Once agreed value is in effect, two things follow. First, partial losses are paid in full without the coinsurance formula — the insured recovers the actual loss up to the policy limit. Second, total losses are paid at the agreed value limit, which the carrier accepted as the full insurable value. If construction costs have risen significantly since the agreed value was established and a total loss rebuilding cost exceeds the agreed limit, the insured bears the shortfall — agreed value does not guarantee full replacement cost beyond the agreed limit.

Agreed value must be renegotiated at each renewal or when there is a significant change in property value. Unlike replacement cost coverage (which pays to rebuild at current costs), agreed value locks in a stated amount that can become inadequate over time. The carrier may decline to renew agreed value treatment if the stated value has not kept pace with construction cost inflation.

In Practice

Agreed value is highly valuable to commercial property insureds for two reasons. First, it eliminates the coinsurance trap — the risk of a partial loss being penalized because values have drifted below the coinsurance threshold.

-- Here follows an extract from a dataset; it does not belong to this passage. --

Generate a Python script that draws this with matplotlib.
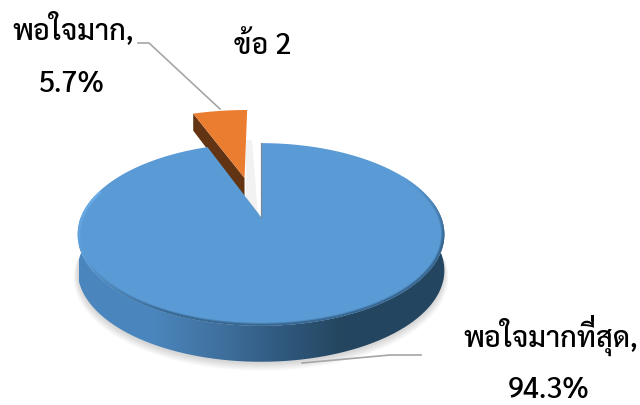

Second, it removes uncertainty about loss recovery: an insured with agreed value knows precisely what the carrier will pay for a given loss, without needing to calculate whether coinsurance applies.

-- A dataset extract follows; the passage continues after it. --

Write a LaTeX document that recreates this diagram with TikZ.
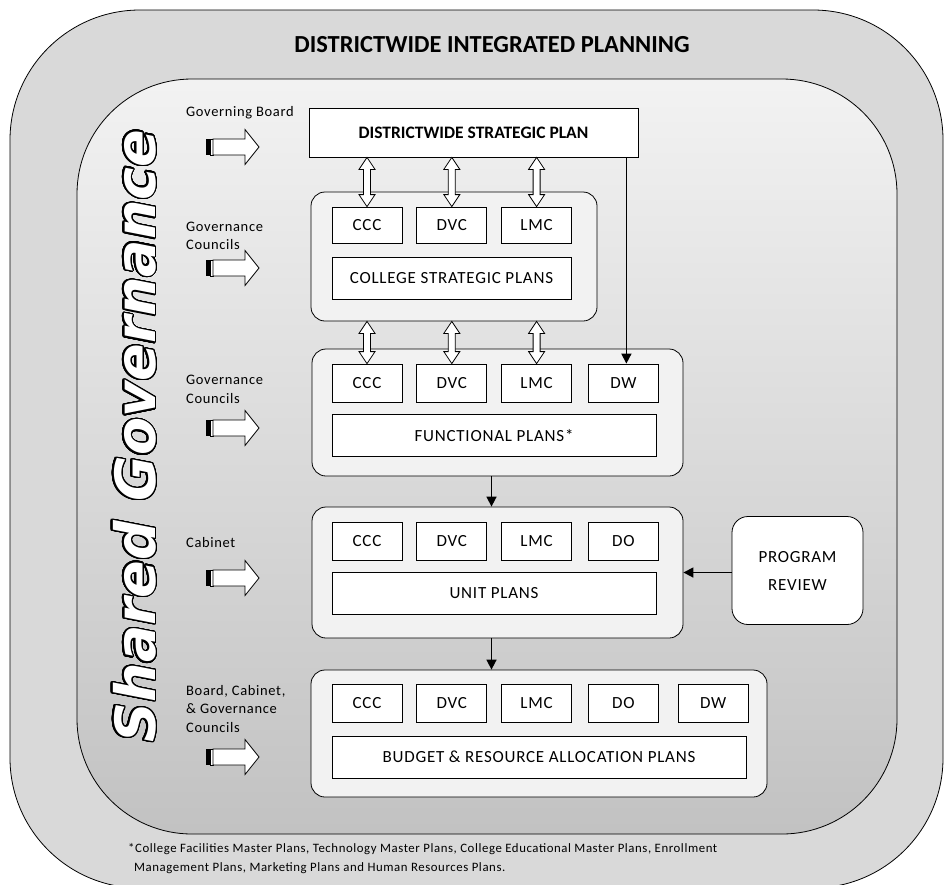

Agents strongly prefer agreed value for commercial property clients because it eliminates the most common source of coverage gaps and E&O claims related to commercial property. A client who suffers a $500,000 partial loss and is told they receive only $375,000 because of a coinsurance penalty they did not understand — on a policy the agent placed — is a significant E&O exposure. Agreed value, properly documented at inception, eliminates that risk.

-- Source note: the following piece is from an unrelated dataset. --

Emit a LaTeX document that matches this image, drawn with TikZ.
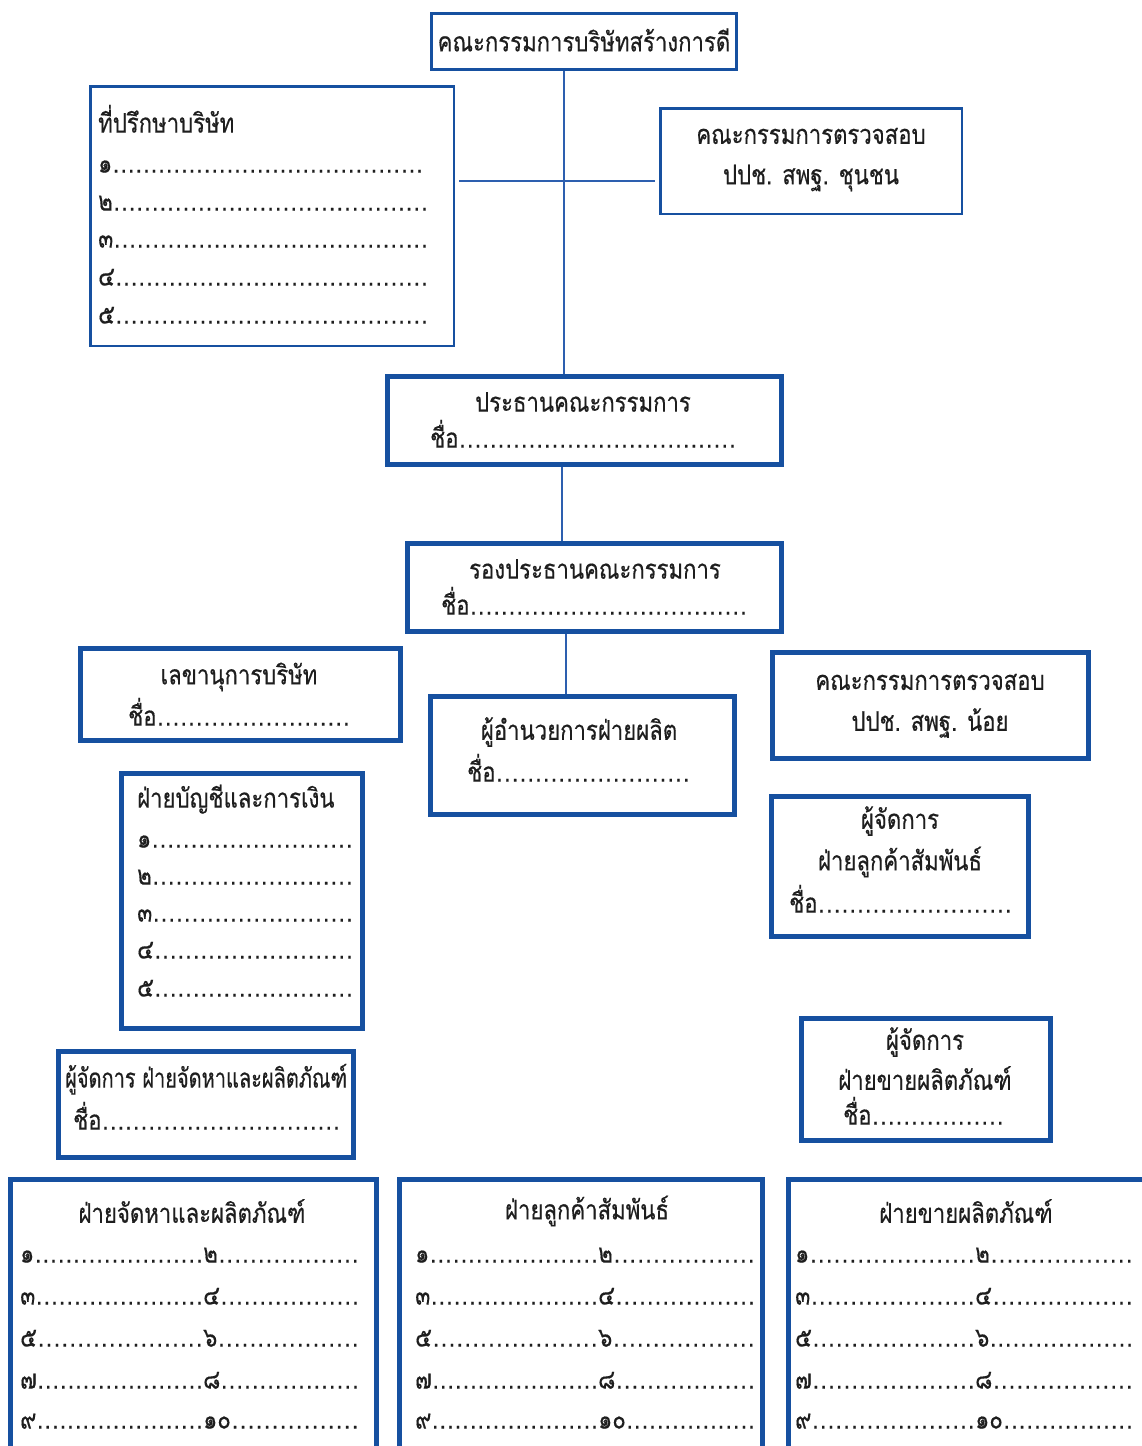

The premium for agreed value coverage is typically slightly higher than for comparable coverage without agreed value, reflecting the carrier's acceptance of the stated value without an ongoing coinsurance protection mechanism. The rate difference is usually modest and easily justified by the coverage certainty it provides.

Stated value is a related but distinct concept, most common in personal and commercial auto physical damage. Under stated value, the insurer pays the lesser of the agreed stated value or the actual cash value at the time of loss. This is different from agreed value — stated value does not guarantee payment of the full stated amount. Agents and clients sometimes confuse the two terms; clarifying the distinction prevents coverage expectation mismatches.

Blanket coverage with agreed value provides the broadest property protection for multi-location accounts: a single blanket limit agreed to represent the full insurable value of all covered property, with no coinsurance penalty risk. This combination requires the most rigorous upfront valuation work but provides the clearest recovery certainty.

Related Concepts

Coinsurance requirement is the provision that agreed value suspends — understanding the coinsurance mechanism is necessary to understand why agreed value provides meaningful coverage enhancement. The statement of values submitted to obtain agreed value is the same documentation used to manage blanket vs. specific coverage structures.